The shortlist is believed to consist of three of Gatland’s New Zealander compatriots: Glasgow’s Dave Rennie, the Scarlets’ Wayne Pivac and Chris Boyd, who won a Super Rugby title with the Hurricanes. Only Pivac, who was part of Fiji’s management team when they beat Wales in the 2007 World Cup, has international experience.

“That is not one of the top criteria,” Phillips said. “Having watched Warren on the Lions tour to New Zealand last summer we want someone who can make really tough calls in selection. We do not have a thing that he needs to be Welsh.”

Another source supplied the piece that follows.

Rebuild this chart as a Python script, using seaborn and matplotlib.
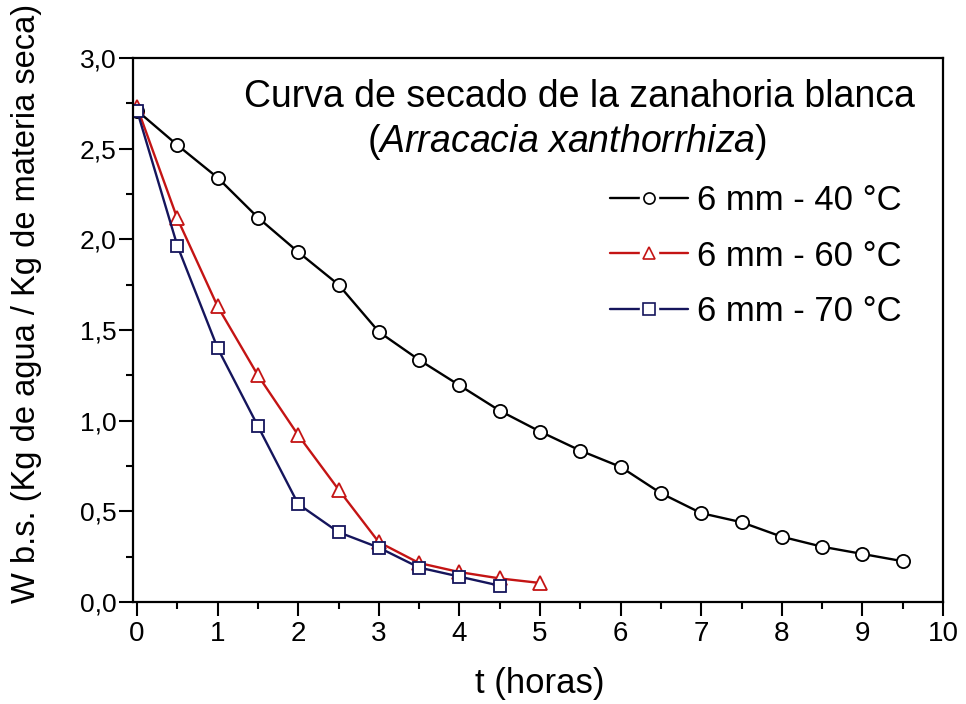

The WRU chairman, Gareth Davies, said Gatland would become involved in the process to choose his successor now that the shortlist had been decided. “We have met a dozen guys over the last 12 months, having fireside chats to find out what they are like as people as well as the rugby element, and have got to the position where three tick the boxes,” he said. “They are aware they will be going to the next stage and they will all be available should they be offered the job.

“The chief criterion for me is someone who is successful and has won something. He will have to work closely with our four regions and all three have bought into that: if any of them had said they saw themselves only as the head coach of the national side they would not have made the shortlist.

“We want to involve Warren in the process moving ahead because he understands the modern requirements of a coach. Whether the new coach will have a role in the 2019 World Cup will be considered but it would be down to Warren. We are moving quickly because top coaches tend to work in four-year cycles and none of the three would have to break a contract.”